Secret-police archives document the execution of mathematician Pavel Florensky by the Soviet regime. Credit: C. E. FORD MATH. INTELLIGENCER 13, 24–30; 1991/SPRINGER SCI. & BUS. MEDIA; N. MALYSHEV/ITAR-TASS

Graham and Kantor begin in 1913, when the Imperial Russian Navy stormed a monastery on a Greek peninsula where a sect of Russian Orthodox monks had fled to pursue a mystical practice known as name worshipping. Holding the heretical view that God comes into existence when named, these monks believed that repeating the name of Jesus while controlling their breath and heartbeat would bring them closer to the infinite. Their persecution at the hands of the Tsar in the ensuing years aroused the sympathy of a number of Russian intellectuals. Among them was a handful of mathematicians in Moscow who, working in the young field of set theory, also found themselves dealing with the infinite.

These Russian mathematicians had been racing their French colleagues to take the measure of infinite sets of real numbers. In 1891 the German mathematician Georg Cantor made a crucial advance when he proved that some infinite sets were larger than others. A group of French mathematicians at the turn of the century — including Emile Borel, Henri Lebesgue and René Baire — were searching for a systematic way to determine the size of these infinite sets. This aroused the scepticism of colleagues such as Henri Poincaré, who claimed that Cantor's hierarchy of infinities had “a whiff of form without matter, which is repugnant to the French spirit”. According to the authors, the French researchers found themselves at the edge of an “intellectual abyss” where, “under the influence of their ultra-rationalistic traditions, they lost their nerve” and abandoned their work.

The situation was different in Moscow, where the Russian mathematicians took up the same problems with zeal and eventually resolved them, advancing the far-reaching field of measure theory and launching descriptive set theory. Graham and Kantor argue that the spiritual views of these mathematicians were crucial to their scholarly work. That there were ties between some of the mathematicians and the heretical sect is not in doubt. The geometer Dmitri Egorov believed in name worshipping.
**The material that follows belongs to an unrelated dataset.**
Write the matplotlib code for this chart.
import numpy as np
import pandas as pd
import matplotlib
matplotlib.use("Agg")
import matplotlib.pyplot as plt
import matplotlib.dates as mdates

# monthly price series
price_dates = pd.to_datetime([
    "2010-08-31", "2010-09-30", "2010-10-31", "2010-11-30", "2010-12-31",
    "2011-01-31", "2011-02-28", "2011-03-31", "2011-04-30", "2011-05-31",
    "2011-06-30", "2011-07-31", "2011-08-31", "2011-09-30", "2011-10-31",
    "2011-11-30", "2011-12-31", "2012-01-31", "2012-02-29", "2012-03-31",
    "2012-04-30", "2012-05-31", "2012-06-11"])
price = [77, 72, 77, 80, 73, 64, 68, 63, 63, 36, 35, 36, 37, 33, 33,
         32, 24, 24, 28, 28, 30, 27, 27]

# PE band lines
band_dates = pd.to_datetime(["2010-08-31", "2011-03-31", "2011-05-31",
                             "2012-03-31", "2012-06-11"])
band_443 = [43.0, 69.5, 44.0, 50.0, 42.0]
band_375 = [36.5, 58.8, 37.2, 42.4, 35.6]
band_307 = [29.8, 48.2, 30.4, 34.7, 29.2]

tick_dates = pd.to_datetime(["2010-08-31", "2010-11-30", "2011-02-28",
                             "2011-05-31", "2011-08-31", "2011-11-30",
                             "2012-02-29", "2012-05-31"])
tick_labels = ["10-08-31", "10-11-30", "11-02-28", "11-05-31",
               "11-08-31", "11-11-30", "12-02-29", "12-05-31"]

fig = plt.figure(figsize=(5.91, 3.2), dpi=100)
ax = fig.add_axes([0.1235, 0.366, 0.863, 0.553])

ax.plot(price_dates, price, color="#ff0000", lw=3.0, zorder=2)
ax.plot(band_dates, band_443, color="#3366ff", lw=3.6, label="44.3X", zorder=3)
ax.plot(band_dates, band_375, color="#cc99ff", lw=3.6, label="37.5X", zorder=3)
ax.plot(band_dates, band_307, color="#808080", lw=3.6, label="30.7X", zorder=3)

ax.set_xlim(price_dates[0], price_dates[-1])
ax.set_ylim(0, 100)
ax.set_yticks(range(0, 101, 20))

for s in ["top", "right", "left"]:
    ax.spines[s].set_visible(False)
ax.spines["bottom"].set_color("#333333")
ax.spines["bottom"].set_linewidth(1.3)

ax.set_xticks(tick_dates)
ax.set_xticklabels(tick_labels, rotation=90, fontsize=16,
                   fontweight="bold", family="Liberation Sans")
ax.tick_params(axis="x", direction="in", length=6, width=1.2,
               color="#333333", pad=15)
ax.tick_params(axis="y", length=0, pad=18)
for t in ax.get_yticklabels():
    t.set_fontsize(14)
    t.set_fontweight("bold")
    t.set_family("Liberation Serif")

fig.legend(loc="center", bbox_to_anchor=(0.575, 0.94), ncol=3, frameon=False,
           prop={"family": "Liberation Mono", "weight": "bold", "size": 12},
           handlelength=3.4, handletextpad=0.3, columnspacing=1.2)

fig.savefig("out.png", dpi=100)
His student Pavel Florensky, a mathematician turned theologian, held that the 'set of all sets' might be God himself. The eminent mathematician Nikolai Luzin was privately sympathetic to the sect.
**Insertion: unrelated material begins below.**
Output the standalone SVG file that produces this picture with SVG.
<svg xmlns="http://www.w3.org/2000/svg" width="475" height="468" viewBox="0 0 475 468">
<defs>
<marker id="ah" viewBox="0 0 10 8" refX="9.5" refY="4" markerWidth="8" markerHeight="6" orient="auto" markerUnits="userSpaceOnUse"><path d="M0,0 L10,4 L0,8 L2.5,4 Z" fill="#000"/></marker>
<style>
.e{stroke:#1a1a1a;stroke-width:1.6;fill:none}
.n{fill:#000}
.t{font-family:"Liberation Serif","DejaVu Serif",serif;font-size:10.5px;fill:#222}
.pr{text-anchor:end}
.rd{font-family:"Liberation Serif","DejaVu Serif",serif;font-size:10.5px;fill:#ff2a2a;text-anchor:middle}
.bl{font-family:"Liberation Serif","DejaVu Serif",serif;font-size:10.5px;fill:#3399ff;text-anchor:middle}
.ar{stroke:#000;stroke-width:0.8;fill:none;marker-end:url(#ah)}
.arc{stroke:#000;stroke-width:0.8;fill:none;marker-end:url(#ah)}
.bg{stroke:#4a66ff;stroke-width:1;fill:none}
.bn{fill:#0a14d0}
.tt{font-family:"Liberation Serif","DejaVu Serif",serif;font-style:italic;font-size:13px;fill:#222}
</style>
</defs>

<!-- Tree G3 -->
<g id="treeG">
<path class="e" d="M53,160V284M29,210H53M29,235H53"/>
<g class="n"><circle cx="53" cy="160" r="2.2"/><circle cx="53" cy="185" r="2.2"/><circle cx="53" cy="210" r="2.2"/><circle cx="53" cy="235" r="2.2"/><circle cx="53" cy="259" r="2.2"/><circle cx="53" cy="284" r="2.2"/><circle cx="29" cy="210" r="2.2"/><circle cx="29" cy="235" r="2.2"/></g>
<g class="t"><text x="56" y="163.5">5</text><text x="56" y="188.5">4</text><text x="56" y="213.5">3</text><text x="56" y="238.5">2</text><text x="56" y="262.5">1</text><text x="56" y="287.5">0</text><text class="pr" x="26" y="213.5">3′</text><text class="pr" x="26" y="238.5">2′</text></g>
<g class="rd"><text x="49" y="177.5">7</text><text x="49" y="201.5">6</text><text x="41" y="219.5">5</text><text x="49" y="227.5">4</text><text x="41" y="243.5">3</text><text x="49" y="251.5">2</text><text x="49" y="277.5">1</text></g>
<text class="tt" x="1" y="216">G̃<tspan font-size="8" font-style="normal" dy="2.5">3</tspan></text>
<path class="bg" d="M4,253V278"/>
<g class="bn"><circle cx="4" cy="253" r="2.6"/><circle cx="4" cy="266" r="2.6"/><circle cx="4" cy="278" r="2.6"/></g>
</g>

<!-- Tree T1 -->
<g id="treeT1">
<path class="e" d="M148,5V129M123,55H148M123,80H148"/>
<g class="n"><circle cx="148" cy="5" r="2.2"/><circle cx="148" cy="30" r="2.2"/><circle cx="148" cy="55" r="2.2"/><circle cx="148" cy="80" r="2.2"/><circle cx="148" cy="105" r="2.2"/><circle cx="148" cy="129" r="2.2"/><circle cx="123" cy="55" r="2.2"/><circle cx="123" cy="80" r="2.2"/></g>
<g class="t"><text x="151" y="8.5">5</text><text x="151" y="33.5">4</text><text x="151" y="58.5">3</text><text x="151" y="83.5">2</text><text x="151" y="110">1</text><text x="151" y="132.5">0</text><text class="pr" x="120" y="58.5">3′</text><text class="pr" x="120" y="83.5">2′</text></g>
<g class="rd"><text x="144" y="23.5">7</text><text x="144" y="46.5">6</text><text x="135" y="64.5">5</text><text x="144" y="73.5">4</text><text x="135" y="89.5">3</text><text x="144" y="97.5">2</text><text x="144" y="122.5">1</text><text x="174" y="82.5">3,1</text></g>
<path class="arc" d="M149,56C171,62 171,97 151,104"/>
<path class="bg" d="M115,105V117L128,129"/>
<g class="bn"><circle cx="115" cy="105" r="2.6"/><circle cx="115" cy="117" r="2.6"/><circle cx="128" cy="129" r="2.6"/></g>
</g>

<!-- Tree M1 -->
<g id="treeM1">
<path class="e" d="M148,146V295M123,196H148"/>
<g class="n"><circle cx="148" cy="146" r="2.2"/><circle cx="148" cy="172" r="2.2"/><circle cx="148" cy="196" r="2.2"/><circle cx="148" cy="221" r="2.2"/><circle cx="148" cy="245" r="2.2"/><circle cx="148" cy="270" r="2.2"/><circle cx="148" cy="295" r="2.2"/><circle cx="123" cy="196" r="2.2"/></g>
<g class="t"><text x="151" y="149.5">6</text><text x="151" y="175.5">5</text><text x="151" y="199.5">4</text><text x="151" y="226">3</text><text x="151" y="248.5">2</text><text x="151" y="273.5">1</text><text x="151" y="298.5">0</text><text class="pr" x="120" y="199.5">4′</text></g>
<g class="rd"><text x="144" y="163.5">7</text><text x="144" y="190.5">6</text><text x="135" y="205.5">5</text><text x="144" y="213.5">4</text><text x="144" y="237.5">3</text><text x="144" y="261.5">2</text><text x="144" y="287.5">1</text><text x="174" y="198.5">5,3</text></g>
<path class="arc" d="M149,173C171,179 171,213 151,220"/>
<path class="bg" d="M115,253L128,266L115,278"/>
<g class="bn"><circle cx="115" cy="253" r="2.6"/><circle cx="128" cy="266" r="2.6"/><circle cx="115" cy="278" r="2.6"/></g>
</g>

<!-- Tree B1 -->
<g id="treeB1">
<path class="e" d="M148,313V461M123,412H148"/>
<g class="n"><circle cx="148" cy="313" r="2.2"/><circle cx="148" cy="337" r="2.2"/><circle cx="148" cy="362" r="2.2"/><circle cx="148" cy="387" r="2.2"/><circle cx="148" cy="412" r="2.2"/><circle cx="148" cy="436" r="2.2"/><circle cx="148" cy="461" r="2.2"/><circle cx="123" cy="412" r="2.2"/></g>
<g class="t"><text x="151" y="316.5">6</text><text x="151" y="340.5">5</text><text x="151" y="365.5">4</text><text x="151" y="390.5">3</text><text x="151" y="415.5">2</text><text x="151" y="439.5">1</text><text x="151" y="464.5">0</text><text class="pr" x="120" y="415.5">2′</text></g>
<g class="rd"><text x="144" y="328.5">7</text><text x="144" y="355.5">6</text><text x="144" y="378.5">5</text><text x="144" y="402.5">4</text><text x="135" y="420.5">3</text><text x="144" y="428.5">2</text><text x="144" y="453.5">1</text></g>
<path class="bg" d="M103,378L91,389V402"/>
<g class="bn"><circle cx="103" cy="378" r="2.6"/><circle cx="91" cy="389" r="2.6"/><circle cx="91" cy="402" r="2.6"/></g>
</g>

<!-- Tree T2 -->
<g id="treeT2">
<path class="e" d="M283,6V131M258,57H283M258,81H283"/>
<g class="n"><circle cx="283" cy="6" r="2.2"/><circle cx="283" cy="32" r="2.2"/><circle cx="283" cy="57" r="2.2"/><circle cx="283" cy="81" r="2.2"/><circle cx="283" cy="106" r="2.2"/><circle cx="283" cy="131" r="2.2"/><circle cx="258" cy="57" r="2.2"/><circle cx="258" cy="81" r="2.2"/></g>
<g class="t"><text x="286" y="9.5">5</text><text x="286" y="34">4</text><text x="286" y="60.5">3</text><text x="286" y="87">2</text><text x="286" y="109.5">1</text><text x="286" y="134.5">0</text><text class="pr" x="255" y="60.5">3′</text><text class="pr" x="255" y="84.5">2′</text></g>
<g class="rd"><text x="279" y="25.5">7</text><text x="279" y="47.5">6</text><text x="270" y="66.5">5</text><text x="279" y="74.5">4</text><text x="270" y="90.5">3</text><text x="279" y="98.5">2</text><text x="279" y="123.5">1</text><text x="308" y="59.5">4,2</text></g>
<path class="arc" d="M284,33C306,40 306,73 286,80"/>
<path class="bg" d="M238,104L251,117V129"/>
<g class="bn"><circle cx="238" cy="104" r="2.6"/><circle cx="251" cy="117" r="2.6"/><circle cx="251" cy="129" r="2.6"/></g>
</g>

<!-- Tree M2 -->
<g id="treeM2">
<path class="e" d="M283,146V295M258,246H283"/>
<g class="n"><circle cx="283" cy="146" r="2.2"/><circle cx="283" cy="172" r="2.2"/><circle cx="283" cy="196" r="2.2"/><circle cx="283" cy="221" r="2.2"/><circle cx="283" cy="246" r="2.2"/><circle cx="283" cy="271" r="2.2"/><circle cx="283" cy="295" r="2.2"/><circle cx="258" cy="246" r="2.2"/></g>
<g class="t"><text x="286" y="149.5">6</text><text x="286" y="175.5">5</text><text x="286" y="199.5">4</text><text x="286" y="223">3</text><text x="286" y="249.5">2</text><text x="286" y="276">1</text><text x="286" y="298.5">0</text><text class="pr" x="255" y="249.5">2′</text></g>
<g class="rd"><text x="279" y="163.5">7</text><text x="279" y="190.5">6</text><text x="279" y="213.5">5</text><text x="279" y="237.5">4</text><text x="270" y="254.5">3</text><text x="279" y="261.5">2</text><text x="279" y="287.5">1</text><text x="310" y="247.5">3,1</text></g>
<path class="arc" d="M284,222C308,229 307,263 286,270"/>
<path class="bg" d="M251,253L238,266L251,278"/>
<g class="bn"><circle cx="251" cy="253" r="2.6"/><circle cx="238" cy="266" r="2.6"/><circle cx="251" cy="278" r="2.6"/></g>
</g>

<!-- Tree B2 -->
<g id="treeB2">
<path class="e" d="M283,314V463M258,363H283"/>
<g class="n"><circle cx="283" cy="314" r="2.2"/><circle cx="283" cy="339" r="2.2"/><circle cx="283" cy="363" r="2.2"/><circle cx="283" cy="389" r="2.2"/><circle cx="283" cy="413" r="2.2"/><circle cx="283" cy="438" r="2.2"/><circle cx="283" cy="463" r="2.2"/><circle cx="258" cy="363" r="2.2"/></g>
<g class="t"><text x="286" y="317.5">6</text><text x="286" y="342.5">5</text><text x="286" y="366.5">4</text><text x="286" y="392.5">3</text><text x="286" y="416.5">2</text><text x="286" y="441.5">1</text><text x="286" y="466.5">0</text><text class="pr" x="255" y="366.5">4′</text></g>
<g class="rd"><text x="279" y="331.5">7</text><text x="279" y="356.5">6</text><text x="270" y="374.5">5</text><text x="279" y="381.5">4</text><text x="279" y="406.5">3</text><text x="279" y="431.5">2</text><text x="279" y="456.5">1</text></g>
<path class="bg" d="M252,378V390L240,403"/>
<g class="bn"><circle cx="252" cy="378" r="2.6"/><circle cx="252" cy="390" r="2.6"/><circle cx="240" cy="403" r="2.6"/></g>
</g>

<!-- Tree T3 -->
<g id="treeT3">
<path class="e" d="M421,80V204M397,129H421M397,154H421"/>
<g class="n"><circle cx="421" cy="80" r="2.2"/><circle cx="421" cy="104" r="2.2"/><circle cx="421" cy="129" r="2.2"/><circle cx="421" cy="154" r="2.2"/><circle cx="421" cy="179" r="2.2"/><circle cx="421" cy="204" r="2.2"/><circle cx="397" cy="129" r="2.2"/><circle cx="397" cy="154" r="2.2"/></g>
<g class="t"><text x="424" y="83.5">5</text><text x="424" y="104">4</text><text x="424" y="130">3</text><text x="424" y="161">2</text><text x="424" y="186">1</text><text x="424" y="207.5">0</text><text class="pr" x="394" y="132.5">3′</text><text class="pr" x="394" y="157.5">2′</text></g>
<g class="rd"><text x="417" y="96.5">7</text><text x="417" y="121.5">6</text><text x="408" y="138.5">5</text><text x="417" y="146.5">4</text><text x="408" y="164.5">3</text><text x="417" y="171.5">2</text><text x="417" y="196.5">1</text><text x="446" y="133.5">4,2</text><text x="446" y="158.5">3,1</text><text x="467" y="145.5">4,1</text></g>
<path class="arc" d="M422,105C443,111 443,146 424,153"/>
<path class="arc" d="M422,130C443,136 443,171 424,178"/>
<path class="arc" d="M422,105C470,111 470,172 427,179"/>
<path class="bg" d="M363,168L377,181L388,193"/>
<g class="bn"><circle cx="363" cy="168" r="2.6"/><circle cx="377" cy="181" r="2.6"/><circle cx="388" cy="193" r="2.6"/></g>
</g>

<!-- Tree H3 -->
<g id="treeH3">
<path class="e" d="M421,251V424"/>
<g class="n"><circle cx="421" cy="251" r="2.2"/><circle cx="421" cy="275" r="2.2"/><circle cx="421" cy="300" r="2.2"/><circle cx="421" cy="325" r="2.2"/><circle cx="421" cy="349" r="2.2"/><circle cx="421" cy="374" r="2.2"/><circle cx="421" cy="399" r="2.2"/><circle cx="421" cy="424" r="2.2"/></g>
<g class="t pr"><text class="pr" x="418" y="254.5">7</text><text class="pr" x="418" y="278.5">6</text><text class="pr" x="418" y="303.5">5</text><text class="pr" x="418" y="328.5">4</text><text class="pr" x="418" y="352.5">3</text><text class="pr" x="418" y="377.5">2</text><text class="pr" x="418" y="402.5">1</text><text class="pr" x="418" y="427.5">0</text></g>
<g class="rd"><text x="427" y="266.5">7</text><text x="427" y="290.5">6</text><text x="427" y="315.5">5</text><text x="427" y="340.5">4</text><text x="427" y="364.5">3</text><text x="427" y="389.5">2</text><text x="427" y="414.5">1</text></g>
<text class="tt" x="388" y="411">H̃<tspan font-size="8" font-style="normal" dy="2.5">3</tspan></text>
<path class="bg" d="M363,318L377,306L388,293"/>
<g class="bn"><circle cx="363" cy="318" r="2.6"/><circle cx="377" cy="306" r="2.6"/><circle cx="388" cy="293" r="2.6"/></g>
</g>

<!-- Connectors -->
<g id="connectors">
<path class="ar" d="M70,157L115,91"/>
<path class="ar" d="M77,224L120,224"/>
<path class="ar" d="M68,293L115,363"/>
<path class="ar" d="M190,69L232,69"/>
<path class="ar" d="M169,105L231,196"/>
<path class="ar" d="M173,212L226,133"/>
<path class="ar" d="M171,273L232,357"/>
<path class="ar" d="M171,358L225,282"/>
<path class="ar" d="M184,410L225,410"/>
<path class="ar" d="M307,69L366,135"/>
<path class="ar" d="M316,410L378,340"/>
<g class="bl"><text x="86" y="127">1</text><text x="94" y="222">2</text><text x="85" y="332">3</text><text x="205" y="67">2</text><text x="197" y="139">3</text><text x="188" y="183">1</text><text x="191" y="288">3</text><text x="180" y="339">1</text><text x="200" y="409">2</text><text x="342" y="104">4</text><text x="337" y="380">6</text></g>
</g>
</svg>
None of this illuminates a substantive connection between the ideas of the monks and the mathematicians. These Russian scholars did push forward where the French would not, so it is reasonable to ask whether their religion gave them an edge: did their belief that both God and sets could be named into existence help them deal more creatively with the infinite? The authors do not settle this question, and never fully explain why the work of the Russians should have required a belief in name worshipping as opposed to another spiritual belief. In the end, they backpedal to say they are “not claiming a unique or necessary relationship” between mysticism and mathematics but are merely saying that the heresy of name worshipping “played a role in their conceptions”. They don't, however, say what that role was.

Whatever their ties, the mathematicians and the heretics suffered similar fates under the Soviet regime. For a time both escaped the worst treatment. The name-worshippers hid in the shadows as Vladimir Lenin went after the mainstream Orthodox church. Mathematicians survived longer than other academics because, unlike physicists or chemists, they did not need special equipment, and unlike historians or philosophers, their findings did not immediately fall foul of Soviet dogma.
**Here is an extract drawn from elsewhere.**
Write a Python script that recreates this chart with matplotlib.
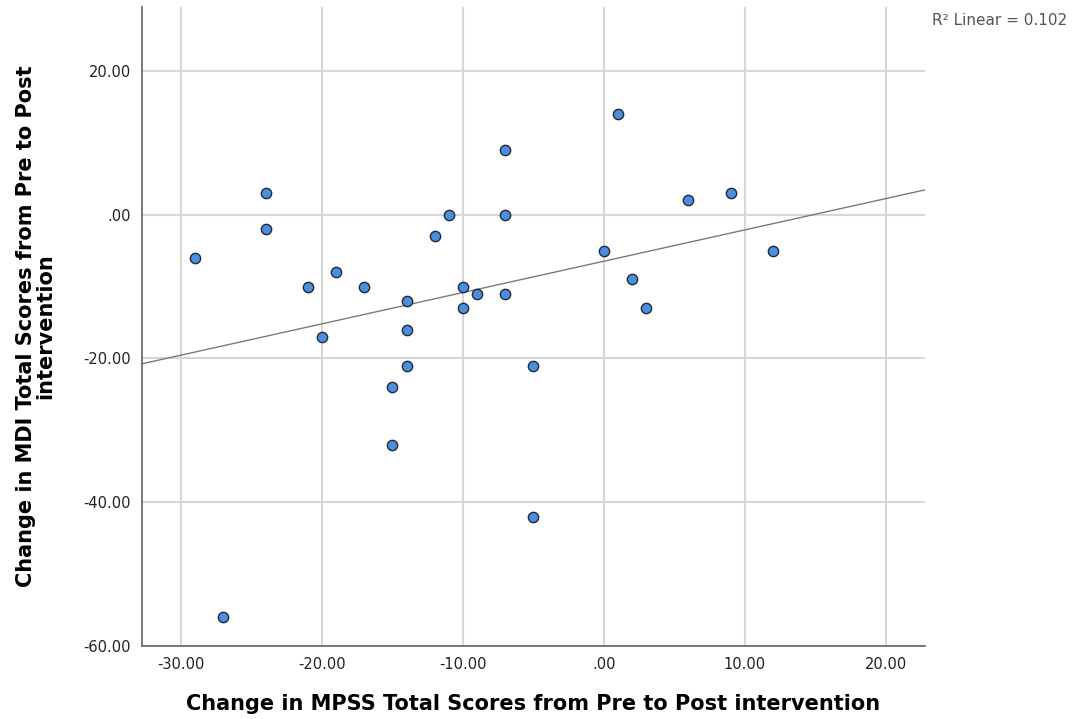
import numpy as np
import matplotlib
matplotlib.use("Agg")
import matplotlib.pyplot as plt
from matplotlib.ticker import FuncFormatter

# Change scores per participant (MPSS on x, MDI on y)
mpss_change = [-29, -24, -24, -21, -19, -20, -17, -14, -14, -14,
               -15, -15, -12, -11, -10, -10, -9, -7, -7, -7,
               -5, -5, 0, 1, 2, 3, 6, 9, 12, -27]
mdi_change = [-6, 3, -2, -10, -8, -17, -10, -12, -16, -21,
              -24, -32, -3, 0, -10, -13, -11, 9, 0, -11,
              -21, -42, -5, 14, -9, -13, 2, 3, -5, -56]

x_ticks = [-30, -20, -10, 0, 10, 20]
y_ticks = [-60, -40, -20, 0, 20]
r2_label = "R\u00b2 Linear = 0.102"

x = np.array(mpss_change, dtype=float)
y = np.array(mdi_change, dtype=float)
slope, intercept = np.polyfit(x, y, 1)

plt.rcParams["font.family"] = ["DejaVu Sans"]

fig = plt.figure(figsize=(10.72, 7.19), dpi=100)
ax = fig.add_axes([0.1325, 0.1015, 0.7304, 0.8888])

xlim = (-32.77, 22.79)
ylim = (-60.0, 28.9)
ax.set_xlim(*xlim)
ax.set_ylim(*ylim)

ax.set_xticks(x_ticks)
ax.set_yticks(y_ticks)


def spss_fmt(v, pos):
    # SPSS style: two decimals, no leading zero
    s = f"{v:.2f}"
    if s.startswith("0."):
        s = s[1:]
    elif s.startswith("-0."):
        s = "-" + s[2:]
    return s


ax.xaxis.set_major_formatter(FuncFormatter(spss_fmt))
ax.yaxis.set_major_formatter(FuncFormatter(spss_fmt))

ax.grid(True, color="#d6d6d6", linewidth=1.5)
ax.set_axisbelow(True)
ax.tick_params(length=0, labelsize=10.5, colors="#222222", pad=8)

for side in ("top", "right"):
    ax.spines[side].set_visible(False)
for side in ("left", "bottom"):
    ax.spines[side].set_color("#6e6e6e")
    ax.spines[side].set_linewidth(1.3)

# fitted line across the full x range
xs = np.array(xlim)
ax.plot(xs, slope * xs + intercept, color="#7a7a7a", linewidth=1.0, zorder=2)

ax.scatter(x, y, s=55, color="#4a8fe0", edgecolors="#1f2a38",
           linewidths=1.0, zorder=3, clip_on=False)

ax.set_xlabel("Change in MPSS Total Scores from Pre to Post intervention",
              fontsize=15, fontweight="bold", labelpad=16)
ax.set_ylabel("Change in MDI Total Scores from Pre to Post\nintervention",
              fontsize=15, fontweight="bold", labelpad=20, linespacing=0.95)

fig.text(0.869, 0.971, r2_label, fontsize=11, color="#555555",
         ha="left", va="center")

fig.savefig("out.png", dpi=100)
Eventually the Stalinist state caught up with everyone. Egorov was detained in 1930 for “mixing mathematics and religion” and died in prison. Florensky confessed under torture and was sent to the Gulag, where he studied permafrost and seaweed before his execution in 1937. The case of Luzin is a miraculous exception. In 1936 he was accused of collaborating with foreigners by the Marxist mathematician Ernst Kolman, who proclaimed, “Soviet science will rip away your mask!” He was saved by a letter to Joseph Stalin from the physicist Peter Kapista, who argued that Luzin might yet be useful to the government. It is not clear why Stalin listened, but his whim ensured the future of a discipline.

It will be hard for the uninitiated to follow Naming Infinity, owing to the book's uneven exposition and narrow biographical focus. The connection between mathematics and mysticism is tenuous. The real drama appears around the edges, as the researchers survive famine, repression and war long enough to set the direction for a century of mathematics. It is a story of the persistence of intellectual life against the wrecking tide of history.